--- What the exercise asks ---
From the first line of the data below through the line holding "from statistics import NormalDist", output each line exactly and leave the pictures out.

--- Source material ---

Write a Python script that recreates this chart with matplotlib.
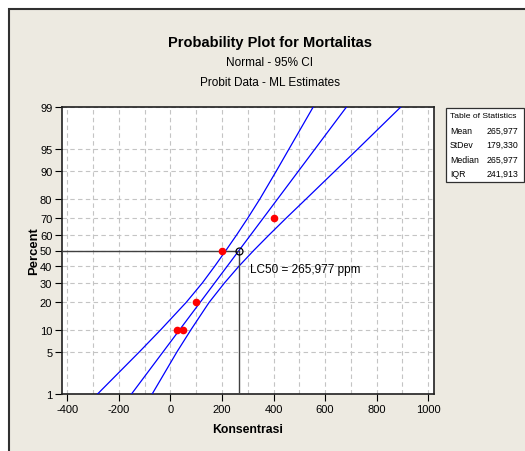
import numpy as np
import matplotlib
matplotlib.use("Agg")
import matplotlib.pyplot as plt
from matplotlib.patches import Rectangle
from statistics import NormalDist

plt.rcParams['font.family'] = ['Liberation Sans', 'DejaVu Sans']

# ---- data ----
conc = [25, 50, 100, 200, 400]
mortality_pct = [10, 10, 20, 50, 70]

mean = 265.977
stdev = 179.330
median = 265.977
iqr = 241.913

stat_labels = ["Mean", "StDev", "Median", "IQR"]
stat_values = ["265,977", "179,330", "265,977", "241,913"]

# 95% CI band: percent level -> concentration
band_pct = [1, 5, 10, 20, 30, 40, 50, 60, 70, 80, 90, 95, 99]
band_lower = [-283, -121, -37, 61, 124, 172, 215, 257, 300, 348, 410, 460, 554]
band_upper = [-71, 25, 80, 150, 210, 266, 323, 383, 449, 528, 637, 727, 894]

fit_pct = [1, 99]

xticks = [-400, -200, 0, 200, 400, 600, 800, 1000]
yticks = [1, 5, 10, 20, 30, 40, 50, 60, 70, 80, 90, 95, 99]

# ---- normal probability scale ----
_nd = NormalDist()

def _fwd(p):
    p = np.asarray(p, dtype=float)
    res = np.full(p.size, np.nan)
    for i, v in enumerate(p.ravel()):
        if np.isfinite(v):
            q = min(max(v / 100.0, 1e-9), 1 - 1e-9)
            res[i] = _nd.inv_cdf(q)
    return res.reshape(p.shape)

def _inv(z):
    z = np.asarray(z, dtype=float)
    res = np.full(z.size, np.nan)
    for i, v in enumerate(z.ravel()):
        if np.isfinite(v):
            res[i] = _nd.cdf(v) * 100.0
    return res.reshape(z.shape)

W, H = 525, 452
bg = '#EDEAE1'
fig = plt.figure(figsize=(W / 100, H / 100), dpi=100, facecolor='white')

def fx(x):
    return x / W

def fy(y):
    return 1 - y / H

# beige panel with dark frame
fig.patches.append(Rectangle((fx(9), fy(H + 20)), fx(W + 20) - fx(9), fy(10) - fy(H + 20),
                             transform=fig.transFigure, facecolor=bg, edgecolor='#303030',
                             linewidth=1.5, zorder=-10))

ax = fig.add_axes([fx(62), fy(395), fx(434) - fx(62), fy(108) - fy(395)])
ax.set_facecolor('white')
ax.set_yscale('function', functions=(_fwd, _inv))
ax.set_xlim(-421, 1023)
ax.set_ylim(1, 99)
ax.set_yticks(yticks)
ax.set_yticklabels([str(t) for t in yticks])
ax.set_xticks(xticks)
ax.set_xticklabels([str(t) for t in xticks])
ax.set_xticks(np.arange(-300, 1001, 200), minor=True)
ax.yaxis.set_minor_locator(matplotlib.ticker.NullLocator())

ax.grid(True, which='both', axis='x', color='#C4C4C4', linestyle=(0, (4, 3)), linewidth=0.8)
ax.grid(True, which='major', axis='y', color='#C4C4C4', linestyle=(0, (4, 3)), linewidth=0.8)
ax.set_axisbelow(True)

ax.tick_params(axis='both', which='major', direction='out', length=5, width=0.8,
               labelsize=8, colors='black', pad=2)
ax.tick_params(axis='x', which='minor', length=0)
for s in ax.spines.values():
    s.set_color('#202020')
    s.set_linewidth(1.2)

# CI bands
ax.plot(band_lower, band_pct, color='#0000FF', lw=0.9, zorder=3)
ax.plot(band_upper, band_pct, color='#0000FF', lw=0.9, zorder=3)
# fitted line
fit_x = [mean + stdev * _nd.inv_cdf(p / 100.0) for p in fit_pct]
ax.plot(fit_x, fit_pct, color='#0000FF', lw=0.9, zorder=3)

# LC50 reference lines
ax.plot([-421, mean], [50, 50], color='#404040', lw=1.0, zorder=4)
ax.plot([mean, mean], [1, 50], color='#404040', lw=1.0, zorder=4)
ax.plot([mean], [50], marker='o', markersize=5, markerfacecolor='none',
        markeredgecolor='black', markeredgewidth=0.9, zorder=6, clip_on=False)

# data points
ax.plot(conc, mortality_pct, 'o', color='#FF0000', markersize=5.5, markeredgewidth=0, zorder=5)

ax.text(308, 38.3, "LC50 = 265,977 ppm", fontsize=8.5, ha='left', va='center', color='black')

ax.set_xlabel("Konsentrasi", fontsize=8.8, fontweight='bold', labelpad=7)
ax.set_ylabel("Percent", fontsize=9.4, fontweight='bold', labelpad=0)

# titles
fig.text(fx(270), fy(43.5), "Probability Plot for Mortalitas", fontsize=10.5, fontweight='bold',
         ha='center', va='center')
fig.text(fx(270), fy(62.5), "Normal - 95% CI", fontsize=8.5, ha='center', va='center')
fig.text(fx(270), fy(82.5), "Probit Data - ML Estimates", fontsize=8.5, ha='center', va='center')

# statistics table
fig.patches.append(Rectangle((fx(446), fy(183)), fx(524) - fx(446), fy(109) - fy(183),
                             transform=fig.transFigure, facecolor='white', edgecolor='#303030',
                             linewidth=0.9, zorder=5))
fig.text(fx(450), fy(116.7), "Table of Statistics", fontsize=6.1, ha='left', va='center', zorder=6)
rows_y = [131.7, 145.7, 160.3, 174.3]
for lab, val, y in zip(stat_labels, stat_values, rows_y):
    fig.text(fx(450), fy(y), lab, fontsize=6.3, ha='left', va='center', zorder=6)
    fig.text(fx(518), fy(y), val, fontsize=6.3, ha='right', va='center', zorder=6)

fig.savefig("out.png", dpi=100, facecolor=fig.get_facecolor())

--- Answer to the task ---
Write a Python script that recreates this chart with matplotlib.
import numpy as np
import matplotlib
matplotlib.use("Agg")
import matplotlib.pyplot as plt
from matplotlib.patches import Rectangle
from statistics import NormalDist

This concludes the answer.